Dorothy Robyn, senior consultant at the Washington-based Brattle Group, spells out the benefits to both consumers and airlines of a transatlantic open skies agreement

Although the USA has negotiated so-called "Open Skies" agreements with 11 of the 15 European Union (EU) countries, the USA and Europe maintain substantial restrictions on transatlantic competition and investment in aviation. This distorts competition and constrains the ability of carriers to adjust to market conditions.

The Brattle Group recently completed a major study which found that air travel would surge and fares would drop if existing restrictions were lifted. At the request of the European Commission, we analysed the economic effects of creating a single, open market in aviation covering Europe and the United States. We concluded that an EU-US "Open Aviation Area" would:

Increase transatlantic travel by up to 11 million passengers a year - up 24%. Boost intra-EU travel by up to an additional 35.7 million passengers a year - a 14% increase. Create about $5.2 billion a year in consumer benefits through lower fares and increased travel, with more than half of those benefits going to transatlantic passengers. Increase economic output in directly related industries by $3.6 billion to $8.1 billion a year.

To arrive at these aggregate figures, we examined three separate efficiency effects that an Open Aviation Area would have.

First, increased competition and consolidation would produce cost savings, because less efficient airlines would be acquired by, or forced to adopt the business practices of, more efficient airlines. Using route-level cost data for EU and US carriers, we identified cost categories with the greatest potential for efficiency gains, and determined a conservative "best practice benchmark" for costs in each category. If all high-cost carriers reduced their costs to the benchmark level, airline costs would drop by 4.2 % - nearly $3 billion a year - largely from improvements in intra-EU operations. Because airlines compete vigorously for passengers, over time these cost savings would get passed on in the form of lower fares.

Second, improved co-ordination on transatlantic interline routes would lead to lower fares. By permitting mergers and other forms of integration between US and EU carriers, an Open Aviation Area would result in improved price co-ordination on transatlantic interline journeys. When interline carriers can co-ordinate their pricing rather than setting the fare for each segment independently, they reduce their fares so as to increase combined profits. Based on empirical evidence that existing EU-US airline alliances have lowered transatlantic interline fares by 18-28%, we calculated that an Open Aviation Area would bring additional benefits to transatlantic passengers of as much as $1.35 billion a year.

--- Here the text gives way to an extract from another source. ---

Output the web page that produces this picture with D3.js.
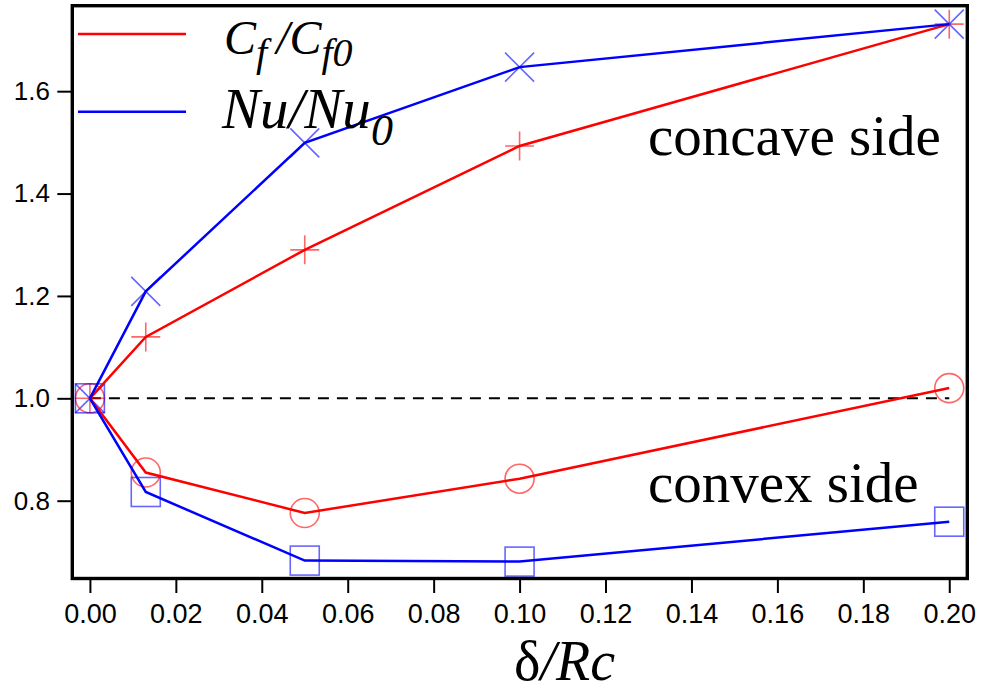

Third, elimination of the four non-Open Skies agreements would lead to increased passenger travel. Current bilateral agreements between the USA and the UK, Greece, Ireland, and Spain restrict the quantity of transatlantic travel. To estimate the impact of replacing these restrictive bilaterals with an Open Aviation Area, we used regression analysis to calculate the impact of the 1990s Open Skies agreements between the USA and other EU countries, which replaced similarly restrictive agreements.

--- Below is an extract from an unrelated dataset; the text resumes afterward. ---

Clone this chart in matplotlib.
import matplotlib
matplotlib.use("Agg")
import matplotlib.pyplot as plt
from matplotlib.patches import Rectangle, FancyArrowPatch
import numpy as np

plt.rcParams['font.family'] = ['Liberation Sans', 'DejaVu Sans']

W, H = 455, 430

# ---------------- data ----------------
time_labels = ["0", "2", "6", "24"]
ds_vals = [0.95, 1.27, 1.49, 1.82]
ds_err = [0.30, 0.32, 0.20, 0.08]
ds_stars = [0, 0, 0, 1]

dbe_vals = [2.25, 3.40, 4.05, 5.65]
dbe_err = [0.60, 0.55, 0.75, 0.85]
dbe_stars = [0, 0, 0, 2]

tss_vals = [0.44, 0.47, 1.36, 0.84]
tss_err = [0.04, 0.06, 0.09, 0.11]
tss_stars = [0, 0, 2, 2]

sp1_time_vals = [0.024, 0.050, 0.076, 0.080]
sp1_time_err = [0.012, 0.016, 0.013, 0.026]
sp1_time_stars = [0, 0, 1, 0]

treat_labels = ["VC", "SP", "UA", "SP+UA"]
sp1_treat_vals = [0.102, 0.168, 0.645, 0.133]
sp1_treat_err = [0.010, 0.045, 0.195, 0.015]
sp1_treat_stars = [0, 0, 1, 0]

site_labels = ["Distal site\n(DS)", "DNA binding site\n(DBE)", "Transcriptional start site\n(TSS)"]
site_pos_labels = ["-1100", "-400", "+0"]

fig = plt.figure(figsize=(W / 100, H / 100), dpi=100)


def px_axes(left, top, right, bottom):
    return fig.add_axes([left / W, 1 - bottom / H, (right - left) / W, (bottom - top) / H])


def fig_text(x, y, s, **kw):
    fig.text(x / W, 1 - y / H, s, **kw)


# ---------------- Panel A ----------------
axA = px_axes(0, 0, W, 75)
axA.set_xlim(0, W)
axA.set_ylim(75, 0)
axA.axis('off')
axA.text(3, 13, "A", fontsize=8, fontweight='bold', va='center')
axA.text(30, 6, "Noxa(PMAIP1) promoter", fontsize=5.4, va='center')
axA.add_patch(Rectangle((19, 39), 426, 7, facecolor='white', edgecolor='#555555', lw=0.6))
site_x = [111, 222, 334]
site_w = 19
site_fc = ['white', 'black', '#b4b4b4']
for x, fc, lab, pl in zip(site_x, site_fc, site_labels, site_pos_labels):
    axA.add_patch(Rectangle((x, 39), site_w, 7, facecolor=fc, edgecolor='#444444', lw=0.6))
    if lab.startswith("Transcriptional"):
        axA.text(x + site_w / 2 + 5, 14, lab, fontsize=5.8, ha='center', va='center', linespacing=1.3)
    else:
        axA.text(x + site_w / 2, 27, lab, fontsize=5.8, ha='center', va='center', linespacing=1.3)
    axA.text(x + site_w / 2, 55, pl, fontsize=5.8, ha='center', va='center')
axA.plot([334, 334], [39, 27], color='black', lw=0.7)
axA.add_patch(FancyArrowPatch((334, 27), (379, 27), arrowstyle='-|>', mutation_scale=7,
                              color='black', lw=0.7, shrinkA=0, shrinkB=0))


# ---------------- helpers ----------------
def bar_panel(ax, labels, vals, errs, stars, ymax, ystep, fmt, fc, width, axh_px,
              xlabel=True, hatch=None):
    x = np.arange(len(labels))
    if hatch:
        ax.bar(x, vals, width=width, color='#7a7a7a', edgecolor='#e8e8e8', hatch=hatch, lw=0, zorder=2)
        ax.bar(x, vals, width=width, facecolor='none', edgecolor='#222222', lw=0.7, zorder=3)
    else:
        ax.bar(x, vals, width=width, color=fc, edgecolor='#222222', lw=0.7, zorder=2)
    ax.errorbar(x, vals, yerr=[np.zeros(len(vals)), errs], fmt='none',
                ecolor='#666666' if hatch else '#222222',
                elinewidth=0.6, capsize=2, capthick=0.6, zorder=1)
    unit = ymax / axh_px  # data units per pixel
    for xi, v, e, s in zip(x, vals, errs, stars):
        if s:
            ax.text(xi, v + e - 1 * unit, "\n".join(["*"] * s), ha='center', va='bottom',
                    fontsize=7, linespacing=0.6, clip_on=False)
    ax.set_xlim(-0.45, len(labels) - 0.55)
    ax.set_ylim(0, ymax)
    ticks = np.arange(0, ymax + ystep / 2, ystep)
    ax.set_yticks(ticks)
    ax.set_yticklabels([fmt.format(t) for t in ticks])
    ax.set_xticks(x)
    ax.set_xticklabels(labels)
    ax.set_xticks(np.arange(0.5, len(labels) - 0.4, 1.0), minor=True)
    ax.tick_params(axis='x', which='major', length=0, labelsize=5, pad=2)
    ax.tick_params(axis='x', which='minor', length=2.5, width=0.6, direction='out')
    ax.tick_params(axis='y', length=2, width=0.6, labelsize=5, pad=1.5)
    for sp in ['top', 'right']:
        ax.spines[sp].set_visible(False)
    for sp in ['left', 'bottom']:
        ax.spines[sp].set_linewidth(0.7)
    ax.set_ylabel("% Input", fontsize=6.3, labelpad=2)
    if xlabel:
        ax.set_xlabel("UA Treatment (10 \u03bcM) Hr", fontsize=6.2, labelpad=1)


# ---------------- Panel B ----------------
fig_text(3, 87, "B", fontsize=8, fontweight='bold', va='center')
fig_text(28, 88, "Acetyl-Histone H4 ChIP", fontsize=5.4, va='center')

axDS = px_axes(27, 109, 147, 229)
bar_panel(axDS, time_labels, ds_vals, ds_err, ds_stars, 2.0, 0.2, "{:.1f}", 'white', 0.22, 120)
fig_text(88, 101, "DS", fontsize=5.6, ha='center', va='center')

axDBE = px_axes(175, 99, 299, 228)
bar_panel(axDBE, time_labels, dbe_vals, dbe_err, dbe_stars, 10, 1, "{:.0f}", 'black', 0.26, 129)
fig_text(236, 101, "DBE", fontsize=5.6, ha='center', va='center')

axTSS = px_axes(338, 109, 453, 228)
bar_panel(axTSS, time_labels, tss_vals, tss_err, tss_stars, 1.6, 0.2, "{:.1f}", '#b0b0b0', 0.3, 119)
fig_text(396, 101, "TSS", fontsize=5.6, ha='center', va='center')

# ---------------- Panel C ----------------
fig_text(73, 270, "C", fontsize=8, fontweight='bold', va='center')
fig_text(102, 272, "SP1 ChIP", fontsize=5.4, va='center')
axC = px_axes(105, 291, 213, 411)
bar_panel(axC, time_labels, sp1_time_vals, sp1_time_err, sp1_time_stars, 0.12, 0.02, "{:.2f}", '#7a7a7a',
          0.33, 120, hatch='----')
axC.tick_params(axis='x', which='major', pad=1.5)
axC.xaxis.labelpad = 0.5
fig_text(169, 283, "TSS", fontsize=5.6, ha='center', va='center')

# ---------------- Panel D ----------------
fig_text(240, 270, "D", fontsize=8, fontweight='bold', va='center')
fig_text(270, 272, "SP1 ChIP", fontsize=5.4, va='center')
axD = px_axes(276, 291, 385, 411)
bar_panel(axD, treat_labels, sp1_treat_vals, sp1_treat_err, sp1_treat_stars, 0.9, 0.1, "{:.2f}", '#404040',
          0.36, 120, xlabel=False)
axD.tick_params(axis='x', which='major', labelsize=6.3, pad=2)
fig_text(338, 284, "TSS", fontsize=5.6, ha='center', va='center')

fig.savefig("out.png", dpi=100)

Our analysis - the first rigorous assessment of the impact of Open Skies agreements - shows that these agreements led to a 10% increase overall in the number of transatlantic passengers. By extrapolation, we calculated that eliminating the remaining restrictive bilateral agreements would yield a gain of at least 2.2 million passengers a year, largely on USA-UK routes, and an increase in consumer benefits of between $600 million and $1.5 billion a year. This is a lower-bound estimate, because it is based on the impact of bilateral Open Skies agreements, and an Open Aviation Area would provide for still greater liberalisation.

If an Open Aviation Area is such a good idea, why have not Europe and the USA created one? Largely because of vocal concerns about the potential impact of liberalising international aviation in three key areas: US national security (specifically, the Civil Reserve Air Fleet, which provides commercial airlift in a military emergency); US labour (pilots claim they would be replaced by lower-paid EU counterparts on transatlantic flights); and airline safety. Our study looks in detail at each area of concern. We conclude that an EU-USA Open Aviation Area would maintain if not improve airline safety and US national security, and that harm to US airline workers would be limited.

It is time to listen to the voice of efficiency. Current restrictions impose significant costs on consumers and air carriers alike. An Open Aviation Area would allow EU and US carriers to organise efficiently to offer combined domestic and international air service in the Europe-USA market. Passengers would benefit from lower fares and expanded service options. Airlines would gain as well. With many transatlantic carriers in an economic tailspin, regulatory reform that helps producers and consumers should be a no-brainer.